[INSTRUCTIONS FOR THE TASK]:
Exactly retype the lines from the top of the data through the line containing "40, 59, 158]", leaving out every picture.

"""

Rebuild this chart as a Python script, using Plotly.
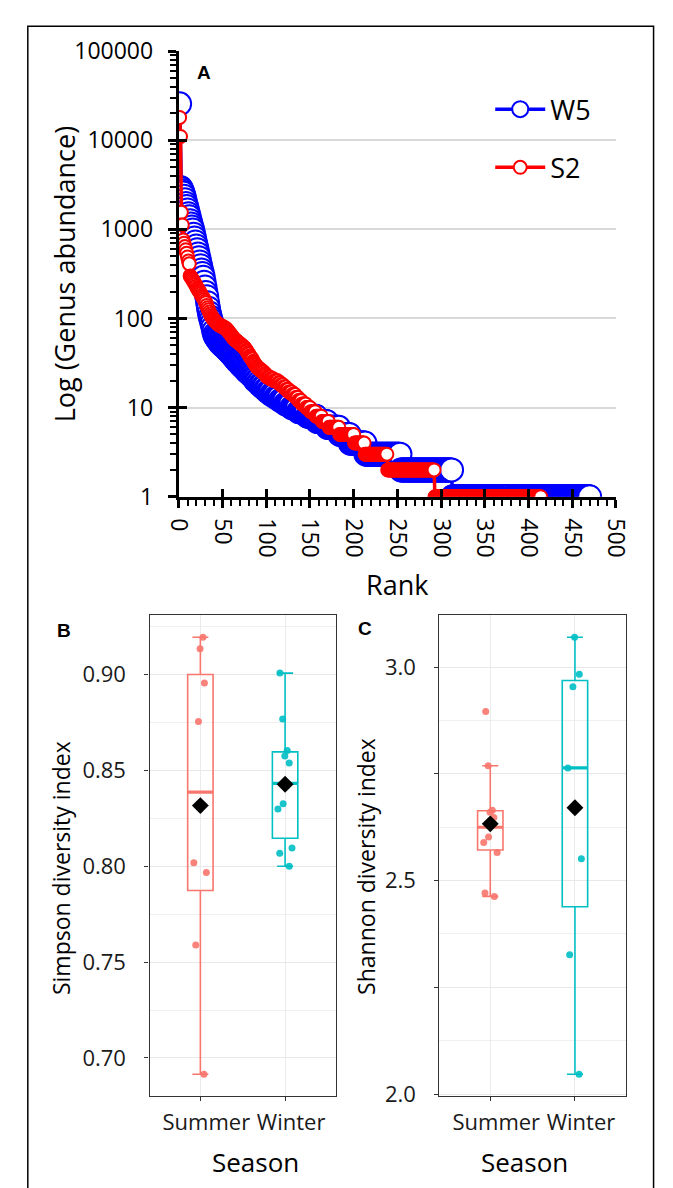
import numpy as np
import plotly.graph_objects as go

# ---------------- data ----------------
# Panel A: rank-abundance of genera (sorted abundances), top ranks read individually
w5_top = [25600,
          2950, 2850, 2700, 2550, 2350, 2150, 1950, 1800, 1650,
          1500, 1380, 1250, 1150, 1060, 980, 880, 800, 720, 650,
          590, 530, 480, 430, 390, 350, 320, 290, 255, 225,
          195, 175, 150, 130, 115, 104, 96, 88, 80, 72,
          66, 63, 61, 59, 57, 55, 54, 52, 51, 50,
          49, 48, 47, 46, 45, 44, 43, 42, 41, 40,
          39, 38, 37, 36, 35, 34, 33, 33, 32, 31,
          30, 30, 29, 28, 28, 27, 26, 26, 25, 25,
          24, 24, 23, 23, 22, 22, 21]
# low abundances form plateaus: abundance value and how many genera have it
w5_tail_values = [20, 19, 18, 17, 16, 15, 14, 13, 12, 11, 10, 9, 8, 7, 6, 5, 4, 3, 2, 1]
w5_tail_counts = [3, 2, 3, 3, 3, 4, 5, 5, 6, 7, 8, 10, 11, 12, 14, 12, 18, 40, 59, 158]

s2_top = [18000, 11000, 1550, 1120, 760, 700, 640, 590, 540, 490,
          440, 410, 300, 290, 280, 270, 260, 250, 240, 230,
          220, 212, 205, 198, 190, 182, 176, 170, 163, 156,
          150, 140, 132, 125, 118, 112, 107, 103, 100, 97,
          95, 92, 90, 88, 86, 85, 84, 83, 82, 81,
          80, 79, 78, 77, 75, 73, 71, 69, 67, 65,
          63, 61, 60, 58, 57, 56, 55, 54, 53, 52,
          51, 50, 49, 48, 47, 46, 44, 43, 41, 40,
          38, 37, 36, 35, 33, 32, 31, 30, 29, 28,
          28, 27, 27, 26, 26, 25, 25, 24, 24, 23]
s2_tail_values = [22, 21, 20, 19, 18, 17, 16, 15, 14, 13, 12, 11, 10, 9, 8, 7, 6, 5, 4, 3, 2, 1]
s2_tail_counts = [4, 4, 5, 3, 3, 3, 3, 4, 4, 3, 4, 5, 5, 6, 7, 8, 12, 17, 12, 26, 54, 122]

series_names = ["W5", "S2"]

# Panels B and C: diversity indices per sample
seasons = ["Summer", "Winter"]
simpson_summer = [0.9195, 0.9135, 0.8956, 0.8756, 0.8019, 0.7968, 0.7590, 0.6915]
simpson_winter = [0.9008, 0.8769, 0.8604, 0.8576, 0.8539, 0.8326, 0.8299, 0.8096, 0.8068, 0.8000]
shannon_summer = [2.896, 2.769, 2.665, 2.660, 2.648, 2.602, 2.589, 2.566, 2.471, 2.463]
shannon_winter = [3.0699, 2.9831, 2.9543, 2.7640, 2.5509, 2.3265, 2.0464]

# ---------------- helpers ----------------
W, H = 673, 1188


def xd(a, b):
    return [a / W, b / W]


def yd(top, bottom):
    return [1 - bottom / H, 1 - top / H]


def build(top, vals, counts):
    arr = np.concatenate([np.array(top, float), np.repeat(vals, counts)])
    return np.arange(1, len(arr) + 1), arr


w5_rank, w5_abund = build(w5_top, w5_tail_values, w5_tail_counts)
s2_rank, s2_abund = build(s2_top, s2_tail_values, s2_tail_counts)

BLUE, RED = "#0000FF", "#FF0000"
C_SUM, C_WIN = "#F8766D", "#00BFC4"
FONT = "Open Sans"

fig = go.Figure()

# ---------------- Panel A ----------------
fig.add_trace(go.Scatter(
    x=w5_rank, y=w5_abund, mode="lines+markers", name=series_names[0],
    legendgroup="w5",
    line=dict(color=BLUE, width=3.5),
    marker=dict(symbol="circle", size=23, color="white", line=dict(color=BLUE, width=2)),
    xaxis="x", yaxis="y", hoverinfo="skip"))
fig.add_trace(go.Scatter(
    x=s2_rank, y=s2_abund, mode="lines+markers", name=series_names[1],
    legendgroup="s2",
    line=dict(color=RED, width=3.5),
    marker=dict(symbol="circle", size=13, color="white", line=dict(color=RED, width=2)),
    xaxis="x", yaxis="y", hoverinfo="skip"))
# dummy trace so the overlay axes (crossing major ticks) are drawn
fig.add_trace(go.Scatter(x=[None], y=[None], xaxis="x4", yaxis="y4",
                         showlegend=False, hoverinfo="skip"))


# ---------------- Panels B, C ----------------
def box_stats(vals):
    v = np.sort(np.array(vals, float))
    q1, med, q3 = np.percentile(v, [25, 50, 75])
    iqr = q3 - q1
    lo = v[v >= q1 - 1.5 * iqr].min()
    hi = v[v <= q3 + 1.5 * iqr].max()
    return q1, med, q3, lo, hi


def add_box_panel(groups, xa, ya):
    for i, (vals, col) in enumerate(groups):
        pos = i + 1
        q1, med, q3, lo, hi = box_stats(vals)
        # box + whiskers (R type-7 quartiles, whiskers to last point within 1.5 IQR)
        fig.add_trace(go.Box(
            x=[pos], q1=[q1], median=[med], q3=[q3], lowerfence=[lo], upperfence=[hi],
            width=0.3, xaxis=xa, yaxis=ya, boxpoints=False,
            fillcolor="rgba(255,255,255,0)",
            line=dict(color=col, width=1.6),
            whiskerwidth=0.63, showlegend=False, hoverinfo="skip"))
        # jittered sample points
        fig.add_trace(go.Box(
            y=vals, x0=pos, width=0.3, xaxis=xa, yaxis=ya,
            boxpoints="all", jitter=0.7, pointpos=0,
            fillcolor="rgba(255,255,255,0)",
            line=dict(color="rgba(0,0,0,0)", width=0),
            marker=dict(color=col, size=7, opacity=0.9),
            whiskerwidth=0, showlegend=False, hoverinfo="skip"))
        fig.add_trace(go.Scatter(
            x=[pos - 0.15, pos + 0.15], y=[med, med], mode="lines",
            line=dict(color=col, width=3.2), xaxis=xa, yaxis=ya,
            showlegend=False, hoverinfo="skip"))
        fig.add_trace(go.Scatter(
            x=[pos], y=[float(np.mean(vals))], mode="markers",
            marker=dict(symbol="diamond", size=13, color="black"),
            xaxis=xa, yaxis=ya, showlegend=False, hoverinfo="skip"))


add_box_panel([(simpson_summer, C_SUM), (simpson_winter, C_WIN)], "x2", "y2")
add_box_panel([(shannon_summer, C_SUM), (shannon_winter, C_WIN)], "x3", "y3")


def padded(*lists):
    allv = np.concatenate([np.array(l, float) for l in lists])
    lo, hi = allv.min(), allv.max()
    p = 0.05 * (hi - lo)
    return [lo - p, hi + p]


tick_font_A = dict(family=FONT, size=23, color="black")
tick_font_B = dict(family=FONT, size=22, color="#1a1a1a")

common_x_box = dict(
    range=[0.4, 2.6], tickvals=[1, 2], ticktext=seasons,
    ticks="outside", ticklen=4, tickwidth=1.2, tickcolor="#333333",
    showline=True, mirror=True, linecolor="#333333", linewidth=1.4,
    showgrid=True, gridcolor="#ebebeb", gridwidth=1.3, zeroline=False,
    tickfont=tick_font_B, ticklabelshift=6, ticklabelstandoff=2)
common_y_box = dict(
    ticks="outside", ticklen=4, tickwidth=1.2, tickcolor="#333333",
    showline=True, mirror=True, linecolor="#333333", linewidth=1.4,
    showgrid=True, gridcolor="#e8e8e8", gridwidth=1.4, zeroline=False,
    tickfont=tick_font_B, ticklabelstandoff=14)

fig.update_layout(
    width=W, height=H, margin=dict(l=0, r=0, t=0, b=0),
    paper_bgcolor="white", plot_bgcolor="rgba(0,0,0,0)",
    boxmode="overlay",
    xaxis=dict(domain=xd(173, 632), anchor="y", range=[0, 500],
               tick0=0, dtick=50, ticks="outside", ticklen=8, tickwidth=3,
               tickcolor="black", tickangle=90, tickfont=tick_font_A,
               showline=True, linecolor="black", linewidth=3,
               showgrid=False, zeroline=False, ticklabelstandoff=6,
               minor=dict(dtick=10, ticks="outside", ticklen=6, tickwidth=2,
                          tickcolor="black", showgrid=False)),
    yaxis=dict(domain=yd(35, 493), anchor="x", type="log", range=[0, 5],
               dtick=1, tickformat="d", ticks="outside", ticklen=8, tickwidth=3,
               tickcolor="black", tickfont=tick_font_A,
               showline=True, linecolor="black", linewidth=3,
               showgrid=True, gridcolor="#d9d9d9", gridwidth=1.5, zeroline=False,
               ticklabelstandoff=10,
               minor=dict(dtick="D1", ticks="outside", ticklen=6, tickwidth=2,
                          tickcolor="black", showgrid=False)),
    xaxis4=dict(overlaying="x", anchor="y", range=[0, 500], tick0=0, dtick=50,
                ticks="inside", ticklen=8, tickwidth=3, tickcolor="black",
                showticklabels=False, showgrid=False, zeroline=False, showline=False),
    yaxis4=dict(overlaying="y", anchor="x", type="log", range=[0, 5], dtick=1,
                ticks="inside", ticklen=8, tickwidth=3, tickcolor="black",
                showticklabels=False, showgrid=False, zeroline=False, showline=False),
    xaxis2=dict(domain=xd(142.3, 338), anchor="y2", **common_x_box),
    yaxis2=dict(domain=yd(615, 1109), anchor="x2",
                range=padded(simpson_summer, simpson_winter),
                tick0=0.7, dtick=0.05, tickformat=".2f",
                minor=dict(tick0=0.675, dtick=0.05, showgrid=True,
                           gridcolor="#f0f0f0", gridwidth=1),
                **common_y_box),
    xaxis3=dict(domain=xd(446.7, 642.3), anchor="y3", **common_x_box),
    yaxis3=dict(domain=yd(615, 1109), anchor="x3",
                range=padded(shannon_summer, shannon_winter),
                tickmode="array", tickvals=[2.0, 2.25, 2.5, 2.75, 3.0],
                ticktext=["2.0", "", "2.5", "", "3.0"],
                minor=dict(tick0=2.125, dtick=0.25, showgrid=True,
                           gridcolor="#f0f0f0", gridwidth=1),
                **common_y_box),
    legend=dict(x=500 / W, y=1 - 70 / H, xanchor="left", yanchor="top",
                font=dict(family=FONT, size=27, color="black"),
                bgcolor="rgba(0,0,0,0)", traceorder="grouped",
                tracegroupgap=20, itemwidth=50),
    showlegend=True,
)

ann = [
    dict(text="<b>A</b>", x=199 / W, y=1 - 57 / H, font=dict(family="Liberation Sans", size=19, color="black")),
    dict(text="Log (Genus abundance)", x=53 / W, y=1 - 264 / H, textangle=-90,
         font=dict(family=FONT, size=27, color="black")),
    dict(text="Rank", x=402 / W, y=1 - 583 / H, font=dict(family=FONT, size=27, color="black")),
    dict(text="<b>B</b>", x=53 / W, y=1 - 630 / H, font=dict(family="Liberation Sans", size=19, color="black")),
    dict(text="<b>C</b>", x=368 / W, y=1 - 628.5 / H, font=dict(family="Liberation Sans", size=19, color="black")),
    dict(text="Simpson diversity index", x=50 / W, y=1 - 875 / H, textangle=-90,
         font=dict(family=FONT, size=23, color="black")),
    dict(text="Shannon diversity index", x=370 / W, y=1 - 873 / H, textangle=-90,
         font=dict(family=FONT, size=23, color="black")),
    dict(text="Season", x=254 / W, y=1 - 1177 / H, font=dict(family=FONT, size=26, color="black")),
    dict(text="Season", x=536 / W, y=1 - 1177 / H, font=dict(family=FONT, size=26, color="black")),
]
for a in ann:
    a.update(xref="paper", yref="paper", xanchor="center", yanchor="middle", showarrow=False)
fig.update_layout(annotations=ann)

fig.add_shape(type="rect", xref="paper", yref="paper",
              x0=14.5 / W, x1=671.5 / W, y0=-0.02, y1=1 - 9.5 / H,
              line=dict(color="black", width=1.5), fillcolor="rgba(0,0,0,0)", layer="below")

fig.write_html("out.html",
               config={"displayModeBar": False},
               post_script="document.body.style.margin='0px';document.documentElement.style.overflow='hidden';")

"""

[THE OUTPUT]:
Rebuild this chart as a Python script, using Plotly.
import numpy as np
import plotly.graph_objects as go

# ---------------- data ----------------
# Panel A: rank-abundance of genera (sorted abundances), top ranks read individually
w5_top = [25600,
          2950, 2850, 2700, 2550, 2350, 2150, 1950, 1800, 1650,
          1500, 1380, 1250, 1150, 1060, 980, 880, 800, 720, 650,
          590, 530, 480, 430, 390, 350, 320, 290, 255, 225,
          195, 175, 150, 130, 115, 104, 96, 88, 80, 72,
          66, 63, 61, 59, 57, 55, 54, 52, 51, 50,
          49, 48, 47, 46, 45, 44, 43, 42, 41, 40,
          39, 38, 37, 36, 35, 34, 33, 33, 32, 31,
          30, 30, 29, 28, 28, 27, 26, 26, 25, 25,
          24, 24, 23, 23, 22, 22, 21]
# low abundances form plateaus: abundance value and how many genera have it
w5_tail_values = [20, 19, 18, 17, 16, 15, 14, 13, 12, 11, 10, 9, 8, 7, 6, 5, 4, 3, 2, 1]
w5_tail_counts = [3, 2, 3, 3, 3, 4, 5, 5, 6, 7, 8, 10, 11, 12, 14, 12, 18, 40, 59, 158]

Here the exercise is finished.